Bella statue plan deferred

By Albert Amateau

The movement to erect a monument to Bella Abzug in Washington Sq. Park is being deferred in favor of a living memorial to the feisty former congresswoman who died five years ago after a lifetime of devotion to progressive causes.

Liz Abzug, Bella’s daughter and a liberal activist in her own right, said that many of her mother’s friends and even rivals like former Mayor Ed Koch supported raising funds for a bronze statue of Bella in the middle of the Village which she represented in Congress 30 years ago.

“But others felt that it would be better to carry her tradition with a living legacy,” Abzug said, “So I’m putting together a 501C3 [tax-exempt, nonprofit organization] and a board of directors for a leadership institute to train young people, especially young women, in the Bella tradition.”

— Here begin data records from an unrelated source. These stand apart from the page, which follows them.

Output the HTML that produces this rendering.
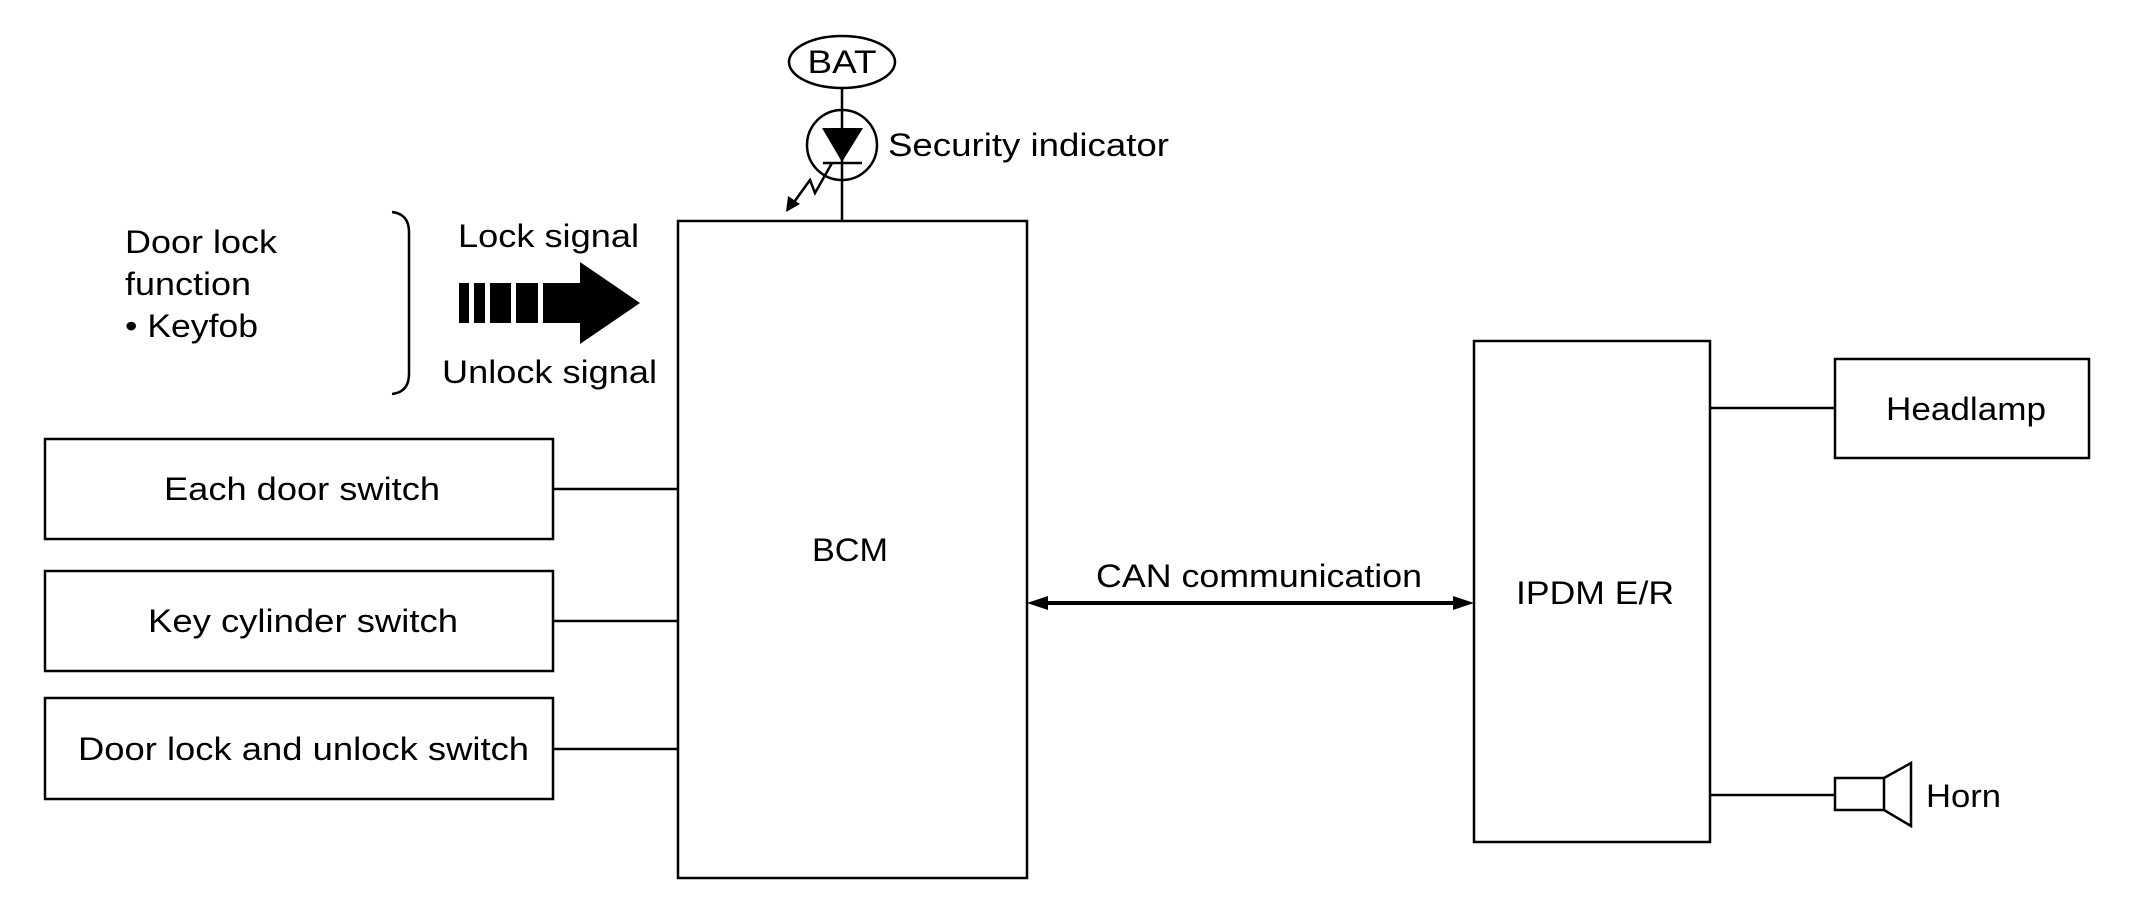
<!DOCTYPE html>
<html><head><meta charset="utf-8"><style>
html,body{margin:0;padding:0;background:#fff}
svg{display:block}
text{font-family:"Liberation Sans",sans-serif;font-size:32px;fill:#000}
</style></head><body>
<svg width="2130" height="897" viewBox="0 0 2130 897" xmlns="http://www.w3.org/2000/svg">
<g fill="none" stroke="#000" stroke-width="2.5">
<ellipse cx="842" cy="62" rx="53" ry="26"/>
<line x1="842" y1="88" x2="842" y2="221"/>
<circle cx="842" cy="145" r="35"/>
<line x1="823" y1="163" x2="862" y2="163"/>
<polyline points="832,163 815,193 810,180 792,205"/>
<rect x="678" y="221" width="349" height="657"/>
<rect x="45" y="439" width="508" height="100"/>
<rect x="45" y="571" width="508" height="100"/>
<rect x="45" y="698" width="508" height="101"/>
<line x1="553" y1="489" x2="678" y2="489"/>
<line x1="553" y1="621" x2="678" y2="621"/>
<line x1="553" y1="749" x2="678" y2="749"/>
<rect x="1474" y="341" width="236" height="501"/>
<rect x="1835" y="359" width="254" height="99"/>
<line x1="1710" y1="408" x2="1835" y2="408"/>
<line x1="1710" y1="795" x2="1835" y2="795"/>
<rect x="1835" y="778" width="49" height="32"/>
<polyline points="1884,778 1911,763 1911,826 1884,810"/>
<path d="M392,212 Q409,214 409,232 L409,374 Q409,392 392,394"/>
<line x1="1040" y1="603" x2="1460" y2="603" stroke-width="4"/>
</g>
<polygon points="822,128 863,128 842,162" fill="#000"/>
<polygon points="786,212 788,196 800,204" fill="#000"/>
<polygon points="1027,603 1048,596 1048,610" fill="#000"/>
<polygon points="1474,603 1453,596 1453,610" fill="#000"/>
<g fill="#000">
<rect x="459" y="283" width="10" height="40"/>
<rect x="474" y="283" width="11" height="40"/>
<rect x="490" y="283" width="21" height="40"/>
<rect x="516" y="283" width="22" height="40"/>
<rect x="543" y="283" width="39" height="40"/>
<polygon points="580,262 640,303 580,344"/>
</g>
<text x="842" y="73" text-anchor="middle" textLength="69" lengthAdjust="spacingAndGlyphs">BAT</text>
<text x="888" y="156" textLength="281" lengthAdjust="spacingAndGlyphs">Security indicator</text>
<text x="125" y="253" textLength="152" lengthAdjust="spacingAndGlyphs">Door lock</text>
<text x="125" y="295" textLength="126" lengthAdjust="spacingAndGlyphs">function</text>
<text x="125" y="337" textLength="133" lengthAdjust="spacingAndGlyphs">• Keyfob</text>
<text x="458" y="247" textLength="181" lengthAdjust="spacingAndGlyphs">Lock signal</text>
<text x="442" y="383" textLength="215" lengthAdjust="spacingAndGlyphs">Unlock signal</text>
<text x="164" y="500" textLength="276" lengthAdjust="spacingAndGlyphs">Each door switch</text>
<text x="148" y="632" textLength="310" lengthAdjust="spacingAndGlyphs">Key cylinder switch</text>
<text x="78" y="760" textLength="451" lengthAdjust="spacingAndGlyphs">Door lock and unlock switch</text>
<text x="812" y="561" textLength="76" lengthAdjust="spacingAndGlyphs">BCM</text>
<text x="1096" y="587" textLength="326" lengthAdjust="spacingAndGlyphs">CAN communication</text>
<text x="1516" y="604" textLength="158" lengthAdjust="spacingAndGlyphs">IPDM E/R</text>
<text x="1886" y="420" textLength="160" lengthAdjust="spacingAndGlyphs">Headlamp</text>
<text x="1926" y="807" textLength="75" lengthAdjust="spacingAndGlyphs">Horn</text>
</svg>
</body></html>
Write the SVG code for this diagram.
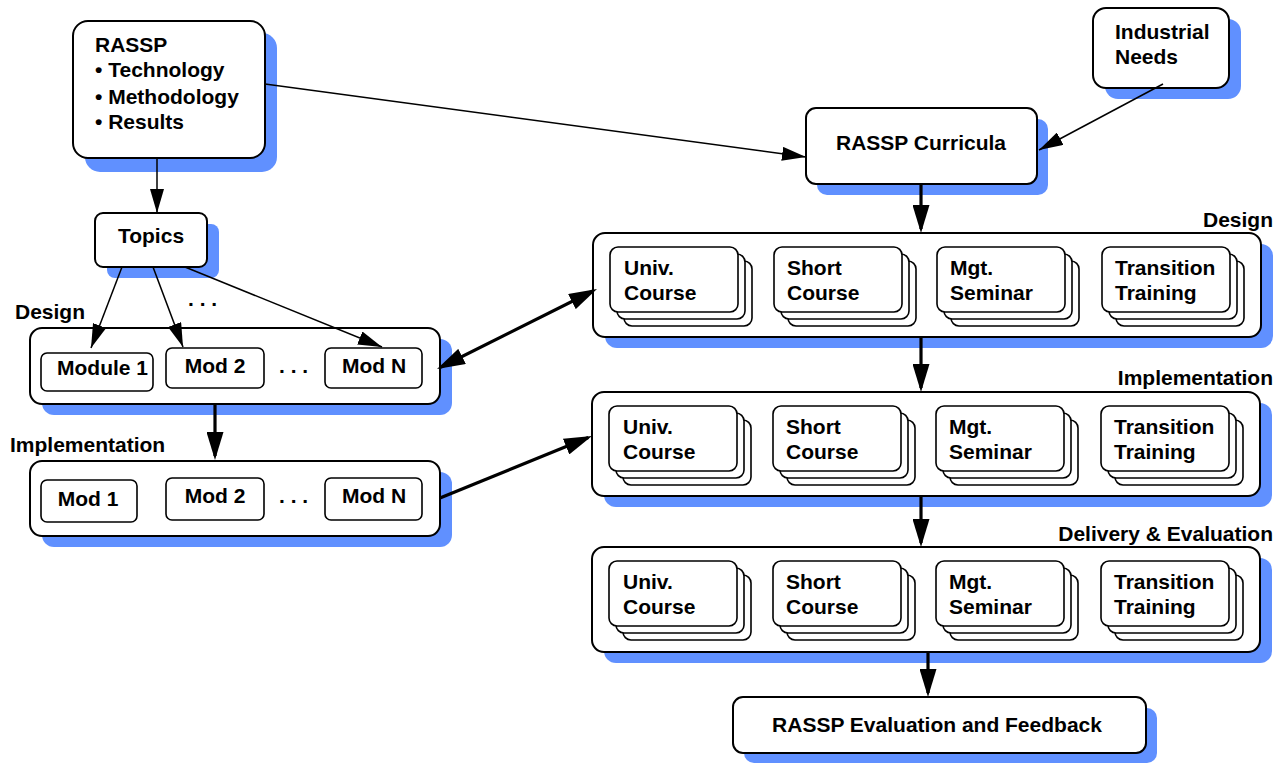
<svg xmlns="http://www.w3.org/2000/svg" width="1283" height="764" viewBox="0 0 1283 764">
<style>
text{font-family:"Liberation Sans",Arial,sans-serif;font-weight:bold;font-size:21px;fill:#000}
.sh{fill:#6090ff;stroke:none}
.bx{fill:#fff;stroke:#000;stroke-width:2}
.cd{fill:#fff;stroke:#000;stroke-width:1.6}
.mid{text-anchor:middle}
.end{text-anchor:end}
.thin{stroke:#000;stroke-width:1.5;fill:none}
.thick{stroke:#000;stroke-width:3.2;fill:none}
</style>
<defs>
<marker id="a1" markerUnits="userSpaceOnUse" markerWidth="24" markerHeight="14" refX="24" refY="7" orient="auto"><path d="M0,0 L24,7 L0,14 z" fill="#000"/></marker>
<marker id="a2" markerUnits="userSpaceOnUse" markerWidth="28" markerHeight="17" refX="24" refY="8.5" orient="auto-start-reverse"><path d="M0,0 L28,8.5 L0,17 z" fill="#000"/></marker>
<g id="stack">
<rect class="cd" x="14" y="14" width="128" height="65" rx="8"/>
<rect class="cd" x="7" y="7" width="128" height="65" rx="8"/>
<rect class="cd" x="0" y="0" width="128" height="65" rx="8"/>
</g>
</defs>

<g id="rassp">
<rect class="sh" x="85" y="33" width="192" height="139" rx="15"/>
<rect class="bx" x="73" y="21" width="192" height="137" rx="15"/>
<text x="95" y="52">RASSP</text>
<text x="95" y="77">• Technology</text>
<text x="95" y="104">• Methodology</text>
<text x="95" y="129">• Results</text>
</g>

<g id="industrial">
<rect class="sh" x="1105" y="19" width="136" height="80" rx="13"/>
<rect class="bx" x="1093" y="8" width="136" height="80" rx="13"/>
<text x="1115" y="39">Industrial</text>
<text x="1115" y="64">Needs</text>
</g>

<g id="curricula">
<rect class="sh" x="817" y="119" width="231" height="76" rx="10"/>
<rect class="bx" x="806" y="108" width="231" height="76" rx="10"/>
<text class="mid" x="921" y="150">RASSP Curricula</text>
</g>

<g id="topics">
<rect class="sh" x="107" y="224" width="112" height="54" rx="8"/>
<rect class="bx" x="95" y="213" width="112" height="54" rx="8"/>
<text class="mid" x="151" y="243">Topics</text>
<text x="188" y="306">. . .</text>
</g>

<g id="design-left">
<text x="15" y="319">Design</text>
<rect class="sh" x="42" y="339" width="410" height="76" rx="12"/>
<rect class="bx" x="30" y="328" width="410" height="76" rx="12"/>
<rect class="cd" x="41" y="353" width="112" height="38" rx="6"/>
<text x="57" y="375">Module 1</text>
<rect class="cd" x="166" y="348" width="98" height="40" rx="6"/>
<text class="mid" x="215" y="373">Mod 2</text>
<text x="279" y="373">. . .</text>
<rect class="cd" x="325" y="348" width="97" height="40" rx="6"/>
<text class="mid" x="374" y="373">Mod N</text>
</g>

<g id="impl-left">
<text x="10" y="452">Implementation</text>
<rect class="sh" x="42" y="472" width="410" height="75" rx="12"/>
<rect class="bx" x="30" y="461" width="410" height="75" rx="12"/>
<rect class="cd" x="41" y="480" width="96" height="42" rx="6"/>
<text class="mid" x="88" y="506">Mod 1</text>
<rect class="cd" x="166" y="478" width="98" height="42" rx="6"/>
<text class="mid" x="215" y="503">Mod 2</text>
<text x="279" y="503">. . .</text>
<rect class="cd" x="325" y="478" width="97" height="42" rx="6"/>
<text class="mid" x="374" y="503">Mod N</text>
</g>

<g id="design-right">
<text class="end" x="1273" y="227">Design</text>
<rect class="sh" x="605" y="244" width="668" height="104" rx="12"/>
<rect class="bx" x="593" y="233" width="668" height="104" rx="12"/>
<use href="#stack" x="610" y="247"/>
<text x="624" y="275">Univ.</text><text x="624" y="300">Course</text>
<use href="#stack" x="774" y="247"/>
<text x="787" y="275">Short</text><text x="787" y="300">Course</text>
<use href="#stack" x="937" y="247"/>
<text x="950" y="275">Mgt.</text><text x="950" y="300">Seminar</text>
<use href="#stack" x="1102" y="247"/>
<text x="1115" y="275">Transition</text><text x="1115" y="300">Training</text>
</g>

<g id="impl-right">
<text class="end" x="1273" y="385">Implementation</text>
<rect class="sh" x="604" y="403" width="668" height="104" rx="12"/>
<rect class="bx" x="592" y="392" width="668" height="104" rx="12"/>
<use href="#stack" x="609" y="406"/>
<text x="623" y="434">Univ.</text><text x="623" y="459">Course</text>
<use href="#stack" x="773" y="406"/>
<text x="786" y="434">Short</text><text x="786" y="459">Course</text>
<use href="#stack" x="936" y="406"/>
<text x="949" y="434">Mgt.</text><text x="949" y="459">Seminar</text>
<use href="#stack" x="1101" y="406"/>
<text x="1114" y="434">Transition</text><text x="1114" y="459">Training</text>
</g>

<g id="delivery-right">
<text class="end" x="1273" y="541">Delivery &amp; Evaluation</text>
<rect class="sh" x="604" y="558" width="668" height="105" rx="12"/>
<rect class="bx" x="592" y="547" width="668" height="105" rx="12"/>
<use href="#stack" x="609" y="561"/>
<text x="623" y="589">Univ.</text><text x="623" y="614">Course</text>
<use href="#stack" x="773" y="561"/>
<text x="786" y="589">Short</text><text x="786" y="614">Course</text>
<use href="#stack" x="936" y="561"/>
<text x="949" y="589">Mgt.</text><text x="949" y="614">Seminar</text>
<use href="#stack" x="1101" y="561"/>
<text x="1114" y="589">Transition</text><text x="1114" y="614">Training</text>
</g>

<g id="evaluation">
<rect class="sh" x="744" y="708" width="413" height="55" rx="10"/>
<rect class="bx" x="733" y="697" width="413" height="56" rx="10"/>
<text class="mid" x="937" y="732">RASSP Evaluation and Feedback</text>
</g>

<g id="connectors">
<line class="thin" x1="265" y1="84" x2="806" y2="157" marker-end="url(#a1)"/>
<line class="thin" x1="1163" y1="84" x2="1039" y2="150" marker-end="url(#a1)"/>
<line class="thin" x1="157" y1="158" x2="157" y2="213" marker-end="url(#a1)"/>
<line class="thin" x1="122" y1="267" x2="91" y2="348" marker-end="url(#a1)"/>
<line class="thin" x1="153" y1="267" x2="183" y2="347" marker-end="url(#a1)"/>
<line class="thin" x1="185" y1="267" x2="382" y2="347" marker-end="url(#a1)"/>
<line class="thick" x1="215" y1="404" x2="215" y2="456" marker-end="url(#a2)"/>
<line class="thick" x1="440.6" y1="367.2" x2="593.4" y2="290.8" marker-start="url(#a2)" marker-end="url(#a2)"/>
<line class="thick" x1="440" y1="498" x2="588.3" y2="437.5" marker-end="url(#a2)"/>
<line class="thick" x1="921" y1="184" x2="921" y2="229" marker-end="url(#a2)"/>
<line class="thick" x1="921" y1="337" x2="921" y2="388" marker-end="url(#a2)"/>
<line class="thick" x1="921" y1="496" x2="921" y2="543" marker-end="url(#a2)"/>
<line class="thick" x1="928" y1="652" x2="928" y2="693" marker-end="url(#a2)"/>
</g>
</svg>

“We want to develop a cadre of radical progressive young people who could be the leaders of the future,” she said.

Abzug said it was too early to announce the board of directors of the new group, but she noted that she received encouragement from City Councilmembers Christine Quinn and Alan Gerson. “They think it’s a terrific idea,” Abzug said.

Bella, born in 1920 the year women were guaranteed the right to vote and renowned for her strong opinions and big hats, was a pioneer in the women’s rights movement and was honored in 1994 by the Veteran Feminists of America. She defended victims of Red hunts in the 1950s and was an organizer in 1961 of Women’s Strike for Peace, a national protest against nuclear arms. She was elected to the House of Representatives in 1970 where she served until 1976.

For many years, Abzug lived in the West Village. Late in her life, she lived at Two Fifth Ave. just north of Washington Sq. Park.